# Instructions to follow:
Output the first line of the listing and each line after it, up to and including the line that contains "const q2YTicks = [0, 0.02, 0.04, 0.06, 0.08, 0.10, 0.12];", exactly as written, minus the pictures.
>>>
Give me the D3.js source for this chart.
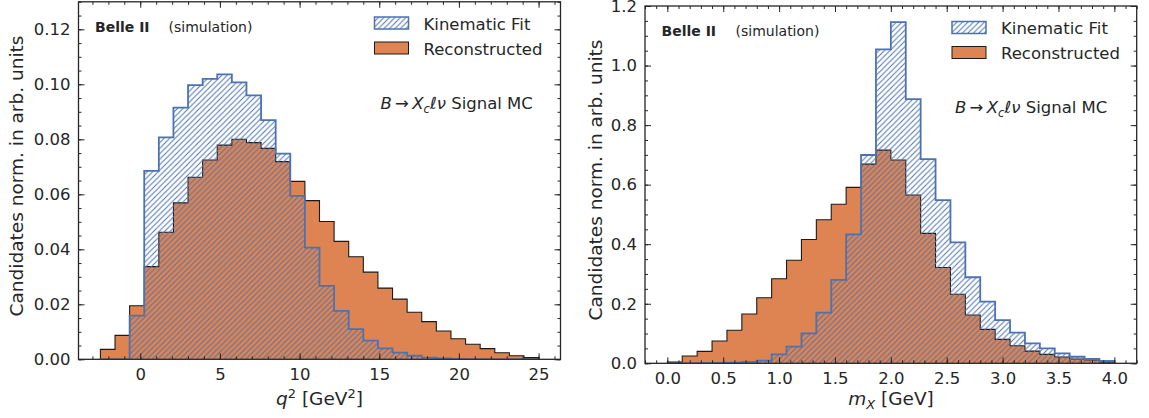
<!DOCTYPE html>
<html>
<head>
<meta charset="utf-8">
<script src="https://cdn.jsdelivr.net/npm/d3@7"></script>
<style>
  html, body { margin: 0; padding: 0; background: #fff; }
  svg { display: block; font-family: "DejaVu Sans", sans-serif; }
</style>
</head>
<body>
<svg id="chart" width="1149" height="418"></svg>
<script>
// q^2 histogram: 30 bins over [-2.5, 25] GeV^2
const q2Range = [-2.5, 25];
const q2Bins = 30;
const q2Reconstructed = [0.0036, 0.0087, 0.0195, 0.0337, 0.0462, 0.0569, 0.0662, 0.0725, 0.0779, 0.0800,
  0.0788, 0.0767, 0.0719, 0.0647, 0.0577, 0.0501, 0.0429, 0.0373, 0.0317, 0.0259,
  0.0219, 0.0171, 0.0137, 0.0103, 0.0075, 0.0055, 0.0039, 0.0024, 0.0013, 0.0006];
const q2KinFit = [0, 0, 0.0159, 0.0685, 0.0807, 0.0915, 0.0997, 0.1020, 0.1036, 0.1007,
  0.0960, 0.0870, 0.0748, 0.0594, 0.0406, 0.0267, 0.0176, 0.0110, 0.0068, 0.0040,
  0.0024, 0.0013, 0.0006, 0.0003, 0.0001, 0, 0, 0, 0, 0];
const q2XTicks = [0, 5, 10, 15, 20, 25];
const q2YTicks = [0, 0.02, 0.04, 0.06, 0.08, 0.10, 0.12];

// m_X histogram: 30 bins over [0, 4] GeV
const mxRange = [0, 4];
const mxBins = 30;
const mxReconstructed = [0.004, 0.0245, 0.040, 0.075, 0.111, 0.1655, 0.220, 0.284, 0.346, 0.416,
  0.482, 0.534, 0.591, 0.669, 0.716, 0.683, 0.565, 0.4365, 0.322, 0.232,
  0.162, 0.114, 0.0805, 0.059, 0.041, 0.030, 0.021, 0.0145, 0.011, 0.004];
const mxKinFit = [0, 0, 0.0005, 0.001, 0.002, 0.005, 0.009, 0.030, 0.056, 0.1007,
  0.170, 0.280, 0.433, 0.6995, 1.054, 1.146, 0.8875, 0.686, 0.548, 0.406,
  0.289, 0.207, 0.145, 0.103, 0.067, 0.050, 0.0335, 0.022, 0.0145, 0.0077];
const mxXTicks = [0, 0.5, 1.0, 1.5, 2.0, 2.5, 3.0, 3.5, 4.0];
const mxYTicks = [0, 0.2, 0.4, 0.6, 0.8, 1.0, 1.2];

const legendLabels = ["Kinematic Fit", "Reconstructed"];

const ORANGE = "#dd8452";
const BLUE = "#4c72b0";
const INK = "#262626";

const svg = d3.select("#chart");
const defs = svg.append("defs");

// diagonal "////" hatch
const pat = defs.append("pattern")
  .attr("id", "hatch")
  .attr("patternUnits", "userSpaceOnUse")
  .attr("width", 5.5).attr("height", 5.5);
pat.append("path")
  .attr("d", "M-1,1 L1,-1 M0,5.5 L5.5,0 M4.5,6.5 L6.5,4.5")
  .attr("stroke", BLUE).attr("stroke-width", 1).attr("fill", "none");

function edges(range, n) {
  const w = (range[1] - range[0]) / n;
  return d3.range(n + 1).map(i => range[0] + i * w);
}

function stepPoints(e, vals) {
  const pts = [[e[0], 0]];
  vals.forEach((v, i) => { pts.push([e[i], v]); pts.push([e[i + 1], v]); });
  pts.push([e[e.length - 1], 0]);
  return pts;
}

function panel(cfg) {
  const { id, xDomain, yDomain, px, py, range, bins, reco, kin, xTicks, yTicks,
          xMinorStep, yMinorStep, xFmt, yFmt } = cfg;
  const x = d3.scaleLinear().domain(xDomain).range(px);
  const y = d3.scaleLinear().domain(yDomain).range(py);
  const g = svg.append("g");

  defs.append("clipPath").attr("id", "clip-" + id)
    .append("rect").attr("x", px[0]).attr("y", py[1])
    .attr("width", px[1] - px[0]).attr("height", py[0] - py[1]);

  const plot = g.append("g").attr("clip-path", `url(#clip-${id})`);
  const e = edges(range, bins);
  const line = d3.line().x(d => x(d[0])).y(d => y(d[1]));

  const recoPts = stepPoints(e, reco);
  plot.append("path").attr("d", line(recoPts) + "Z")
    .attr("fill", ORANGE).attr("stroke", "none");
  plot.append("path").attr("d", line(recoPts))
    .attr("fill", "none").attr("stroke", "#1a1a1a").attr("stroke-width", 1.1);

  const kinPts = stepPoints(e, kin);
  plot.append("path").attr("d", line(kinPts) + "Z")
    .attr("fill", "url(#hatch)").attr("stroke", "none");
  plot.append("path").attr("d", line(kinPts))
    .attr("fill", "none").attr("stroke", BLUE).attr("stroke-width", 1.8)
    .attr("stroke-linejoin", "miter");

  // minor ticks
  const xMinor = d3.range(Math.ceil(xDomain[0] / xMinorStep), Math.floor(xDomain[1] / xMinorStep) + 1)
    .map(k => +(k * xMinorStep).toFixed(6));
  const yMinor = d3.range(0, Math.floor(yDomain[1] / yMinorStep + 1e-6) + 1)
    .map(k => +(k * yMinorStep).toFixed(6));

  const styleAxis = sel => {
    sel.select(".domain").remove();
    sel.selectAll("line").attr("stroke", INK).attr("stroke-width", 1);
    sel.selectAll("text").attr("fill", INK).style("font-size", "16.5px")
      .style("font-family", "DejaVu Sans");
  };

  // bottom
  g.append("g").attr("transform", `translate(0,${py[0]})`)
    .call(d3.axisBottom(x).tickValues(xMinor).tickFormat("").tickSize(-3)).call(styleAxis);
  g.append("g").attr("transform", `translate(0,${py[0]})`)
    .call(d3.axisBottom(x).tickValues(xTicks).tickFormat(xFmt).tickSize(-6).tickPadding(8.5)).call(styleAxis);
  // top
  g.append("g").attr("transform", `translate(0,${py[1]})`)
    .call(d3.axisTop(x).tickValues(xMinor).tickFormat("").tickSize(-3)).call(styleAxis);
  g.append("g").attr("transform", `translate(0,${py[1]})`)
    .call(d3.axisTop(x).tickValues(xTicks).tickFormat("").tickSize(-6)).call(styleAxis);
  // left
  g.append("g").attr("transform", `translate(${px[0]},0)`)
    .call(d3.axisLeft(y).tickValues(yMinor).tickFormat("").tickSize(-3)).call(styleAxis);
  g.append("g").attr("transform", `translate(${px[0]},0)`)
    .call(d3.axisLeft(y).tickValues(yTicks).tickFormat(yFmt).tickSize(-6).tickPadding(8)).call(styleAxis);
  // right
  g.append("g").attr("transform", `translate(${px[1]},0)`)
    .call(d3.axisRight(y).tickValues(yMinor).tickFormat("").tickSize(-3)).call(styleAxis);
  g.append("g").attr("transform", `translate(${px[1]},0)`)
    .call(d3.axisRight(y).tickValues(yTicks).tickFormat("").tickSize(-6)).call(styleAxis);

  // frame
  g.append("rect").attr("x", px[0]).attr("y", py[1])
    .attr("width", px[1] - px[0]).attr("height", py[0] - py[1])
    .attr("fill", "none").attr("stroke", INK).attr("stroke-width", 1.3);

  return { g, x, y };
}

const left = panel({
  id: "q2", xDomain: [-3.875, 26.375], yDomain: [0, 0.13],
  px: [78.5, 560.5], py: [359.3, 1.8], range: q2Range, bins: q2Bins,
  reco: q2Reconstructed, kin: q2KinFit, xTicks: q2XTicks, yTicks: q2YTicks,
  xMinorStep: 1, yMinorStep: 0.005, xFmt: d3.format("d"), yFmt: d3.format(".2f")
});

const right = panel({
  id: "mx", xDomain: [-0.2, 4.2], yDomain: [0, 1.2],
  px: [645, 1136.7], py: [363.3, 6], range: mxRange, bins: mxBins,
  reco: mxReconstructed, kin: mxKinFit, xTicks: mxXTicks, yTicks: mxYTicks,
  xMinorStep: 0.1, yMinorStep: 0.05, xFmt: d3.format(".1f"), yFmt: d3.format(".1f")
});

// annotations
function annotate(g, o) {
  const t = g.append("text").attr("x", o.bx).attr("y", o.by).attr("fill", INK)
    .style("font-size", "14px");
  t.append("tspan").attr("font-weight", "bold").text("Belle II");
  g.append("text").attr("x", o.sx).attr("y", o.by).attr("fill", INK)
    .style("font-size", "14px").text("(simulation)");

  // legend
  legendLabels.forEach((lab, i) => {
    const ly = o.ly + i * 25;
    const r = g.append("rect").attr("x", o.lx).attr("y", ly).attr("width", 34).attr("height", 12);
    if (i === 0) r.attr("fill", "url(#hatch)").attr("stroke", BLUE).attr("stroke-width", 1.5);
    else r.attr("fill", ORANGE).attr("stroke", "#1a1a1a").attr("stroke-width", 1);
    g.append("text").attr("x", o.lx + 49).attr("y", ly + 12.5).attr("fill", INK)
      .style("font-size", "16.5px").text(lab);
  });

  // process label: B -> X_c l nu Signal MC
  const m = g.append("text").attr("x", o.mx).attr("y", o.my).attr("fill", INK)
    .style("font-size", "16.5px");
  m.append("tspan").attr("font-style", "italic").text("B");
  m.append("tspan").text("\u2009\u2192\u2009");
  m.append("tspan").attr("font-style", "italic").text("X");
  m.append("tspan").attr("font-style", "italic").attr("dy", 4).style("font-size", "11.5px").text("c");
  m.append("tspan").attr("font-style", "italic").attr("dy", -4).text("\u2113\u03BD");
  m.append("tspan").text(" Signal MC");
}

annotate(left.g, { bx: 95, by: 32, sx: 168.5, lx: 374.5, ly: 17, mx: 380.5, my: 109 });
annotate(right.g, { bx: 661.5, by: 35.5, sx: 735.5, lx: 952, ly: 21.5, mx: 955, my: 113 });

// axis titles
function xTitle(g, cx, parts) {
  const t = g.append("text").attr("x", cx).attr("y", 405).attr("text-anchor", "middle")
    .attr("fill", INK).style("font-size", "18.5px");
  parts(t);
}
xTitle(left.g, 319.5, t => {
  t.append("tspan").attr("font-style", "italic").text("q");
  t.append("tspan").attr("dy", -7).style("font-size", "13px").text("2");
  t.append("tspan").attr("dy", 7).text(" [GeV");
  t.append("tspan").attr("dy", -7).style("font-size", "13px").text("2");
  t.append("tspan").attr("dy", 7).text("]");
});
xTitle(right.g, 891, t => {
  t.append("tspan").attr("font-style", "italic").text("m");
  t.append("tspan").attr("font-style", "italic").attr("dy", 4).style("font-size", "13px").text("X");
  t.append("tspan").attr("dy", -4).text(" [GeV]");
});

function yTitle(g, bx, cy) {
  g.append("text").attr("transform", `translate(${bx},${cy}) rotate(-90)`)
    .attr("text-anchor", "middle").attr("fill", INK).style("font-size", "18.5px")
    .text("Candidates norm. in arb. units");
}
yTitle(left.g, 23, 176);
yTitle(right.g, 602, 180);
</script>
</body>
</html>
<<<
# Answer for this exercise:
Give me the D3.js source for this chart.
<!DOCTYPE html>
<html>
<head>
<meta charset="utf-8">
<script src="https://cdn.jsdelivr.net/npm/d3@7"></script>
<style>
  html, body { margin: 0; padding: 0; background: #fff; }
  svg { display: block; font-family: "DejaVu Sans", sans-serif; }
</style>
</head>
<body>
<svg id="chart" width="1149" height="418"></svg>
<script>
// q^2 histogram: 30 bins over [-2.5, 25] GeV^2
const q2Range = [-2.5, 25];
const q2Bins = 30;
const q2Reconstructed = [0.0036, 0.0087, 0.0195, 0.0337, 0.0462, 0.0569, 0.0662, 0.0725, 0.0779, 0.0800,
  0.0788, 0.0767, 0.0719, 0.0647, 0.0577, 0.0501, 0.0429, 0.0373, 0.0317, 0.0259,
  0.0219, 0.0171, 0.0137, 0.0103, 0.0075, 0.0055, 0.0039, 0.0024, 0.0013, 0.0006];
const q2KinFit = [0, 0, 0.0159, 0.0685, 0.0807, 0.0915, 0.0997, 0.1020, 0.1036, 0.1007,
  0.0960, 0.0870, 0.0748, 0.0594, 0.0406, 0.0267, 0.0176, 0.0110, 0.0068, 0.0040,
  0.0024, 0.0013, 0.0006, 0.0003, 0.0001, 0, 0, 0, 0, 0];
const q2XTicks = [0, 5, 10, 15, 20, 25];
const q2YTicks = [0, 0.02, 0.04, 0.06, 0.08, 0.10, 0.12];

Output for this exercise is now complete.